I agree 100% with Fr. Hendrickson's recommendations.  The perplexing thing for me, as a part of the ELCA, is that I am not quite sure how we can fit those recommendations into our existing paradigm for ministry.  As for the diaconate, our existing diaconal ministries are somewhat jumbled between three different lay orders (Diaconal Ministers, Associates in Ministry, and Deaconesses - I understand that there is a movement afoot to reform this, but I am not sure when this might take place, or what the result will be). But, at least we have an existing diaconal ministry which can be reformed and used to further the revival of the Church. 

As to the religious life, though, as I have long lamented, Lutherans have a long way to go.  Yes, there are some Lutheran religious communities around the world, which I have tried to promote ( There are also other movements which offer intriguing possibilities for the restoration of the religious life in American Lutheranism, such as the Order of Lutheran Franciscans (, but as of yet, these movements are not widely known among rank-and-file Lutherans. 

Those of us in Lutheranism who believe that a renewal of the religious life will be an important part of proclaiming the Gospel in a post-Christendom world are swimming against the tide of nearly 500 years of sentiment which is wary of (if not outright antagonistic to) the religious life.  Unlike Catholics, Orthodox, and Anglicans (at least since the 19th Century Oxford Movement), intentional communities of daily prayer are outside of the framework of reference of what institutional Lutheranism thinks "church" should look like. 

I am often reminded of how many Lutherans are unfamiliar with daily corporate prayer and the religious life when I am on Twitter, where I try to promote those things through my personal account (@PastorJayDenne) and through praying some of the daily offices via @Virtual_Abbey.  While some fellow Lutherans (both clergy and laity) follow and interact with those accounts, sometimes it seems as if I interact more with Catholics, Orthodox, and Anglicans than with Lutherans.  I saw a glaring example of this the other day, when I noticed that at the Virtual Abbey, Archbishop Kurtz (of the Archdiocese of Louisville, and the President of the United States Conference of Catholic Bishops) "retweeted" my morning prayers, but I have yet to see any Lutheran bishops follow or respond. (A caveat - my own Synod Bishop has been highly supportive, but I don't see him much on Twitter).

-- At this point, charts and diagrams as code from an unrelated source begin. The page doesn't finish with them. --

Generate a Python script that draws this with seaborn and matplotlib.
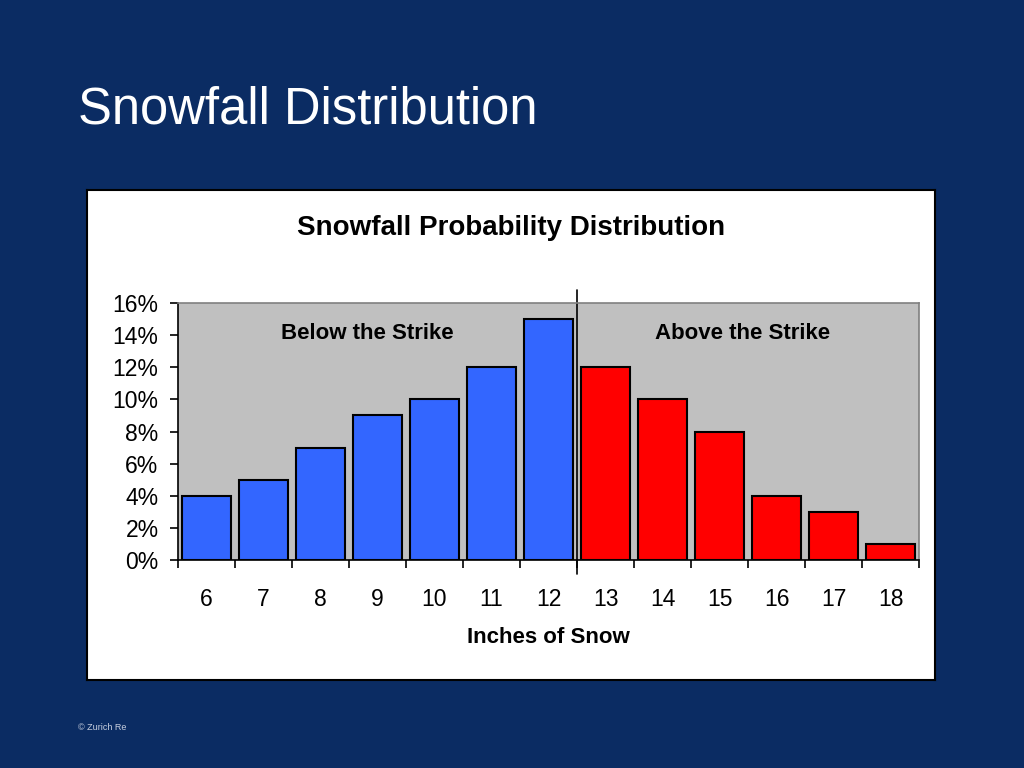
import pandas as pd
import seaborn as sns
import matplotlib.pyplot as plt
from matplotlib.ticker import PercentFormatter, FixedLocator

inches = ["6", "7", "8", "9", "10", "11", "12", "13", "14", "15", "16", "17", "18"]
prob = [4, 5, 7, 9, 10, 12, 15, 12, 10, 8, 4, 3, 1]
side = ["Below"] * 7 + ["Above"] * 6

df = pd.DataFrame({"inches": inches, "prob": prob, "side": side})

sns.set_style("white")
plt.rcParams["font.family"] = ["Liberation Sans", "DejaVu Sans"]
plt.rcParams["text.color"] = "black"
plt.rcParams["xtick.color"] = "black"
plt.rcParams["ytick.color"] = "black"
plt.rcParams["axes.labelcolor"] = "black"

fig = plt.figure(figsize=(10.24, 7.68), dpi=100)
fig.patch.set_facecolor("#0b2c63")

# white chart panel
bg = fig.add_axes([0.085, 0.1146, 0.828, 0.638])
bg.set_facecolor("white")
bg.set_xticks([])
bg.set_yticks([])
for s in bg.spines.values():
    s.set_color("black")
    s.set_linewidth(1.5)

fig.text(0.076, 0.857, "Snowfall Distribution", color="white", fontsize=36.5,
         va="center", ha="left")
fig.text(0.076, 0.053, "\u00a9 Zurich Re", color="#c8d0e0", fontsize=6.5,
         va="center", ha="left")
fig.text(0.499, 0.703, "Snowfall Probability Distribution", fontsize=20,
         fontweight="bold", ha="center", va="center")

ax = fig.add_axes([0.1738, 0.2708, 0.7237, 0.3347])
ax.set_facecolor("#c0c0c0")
sns.barplot(data=df, x="inches", y="prob", hue="side", dodge=False,
            palette={"Below": "#3366ff", "Above": "#ff0000"}, saturation=1,
            width=0.85, edgecolor="black", linewidth=1.5, legend=False, ax=ax)

ax.set_xlim(-0.5, 12.5)
ax.set_ylim(0, 16)
ax.set_yticks(range(0, 17, 2))
ax.yaxis.set_major_formatter(PercentFormatter(decimals=0))
ax.tick_params(axis="y", direction="out", length=6, width=1.2, labelsize=16.5,
               left=True, pad=8)
ax.tick_params(axis="x", which="major", length=0, labelsize=16.5, pad=20)
ax.xaxis.set_minor_locator(FixedLocator([i - 0.5 for i in range(14)]))
ax.tick_params(axis="x", which="minor", direction="out", length=6, width=1.2,
               bottom=True)

for s in ["left", "bottom"]:
    ax.spines[s].set_color("black")
    ax.spines[s].set_linewidth(1.2)
for s in ["top", "right"]:
    ax.spines[s].set_color("#808080")
    ax.spines[s].set_linewidth(1.2)

ax.set_xlabel("Inches of Snow", fontsize=16, fontweight="bold", labelpad=12)
ax.set_ylabel("")

# strike line
ax.plot([6.5, 6.5], [-0.9, 16.8], color="black", linewidth=1.2, clip_on=False)

ax.text(2.82, 14.1, "Below the Strike", fontsize=16, fontweight="bold",
        ha="center", va="center")
ax.text(9.41, 14.1, "Above the Strike", fontsize=16, fontweight="bold",
        ha="center", va="center")

fig.savefig("out.png", dpi=100, facecolor=fig.get_facecolor())
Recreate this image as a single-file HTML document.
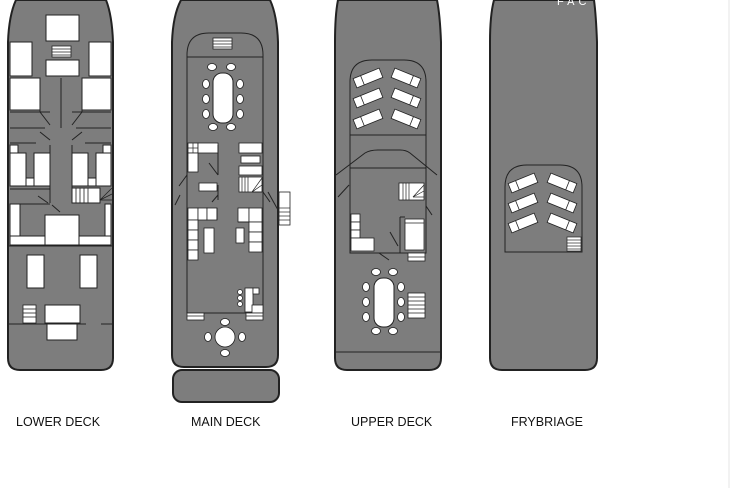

Does this mean that I am tilting at proverbial windmills a la Don Quixote?  Only time (and the Holy Spirit, of course) will tell.  But, I will keep trying, as I firmly believe in what Fr. Hendrickson said:

"We need passionate and powerful advocates for Christ in the communities around us – we need deacons and lay religious equipped for holy living. They can be, in our communities, the kinds of Christians that people never knew existed whose concern is not institutional maintenance or Church membership but is a faith lived so eloquently and authentically that their very being is evangelical.....They could be an inspiration for the congregation’s deepening sense of their own vocation as evangelists and servants." 

1 comment:

  1. Everything you have mentioned in this post is already in place in the Catholic Church, and I see it on a daily basis in the Archdiocese of Miami.

    What are you waiting for? C'mon in. The water's fine.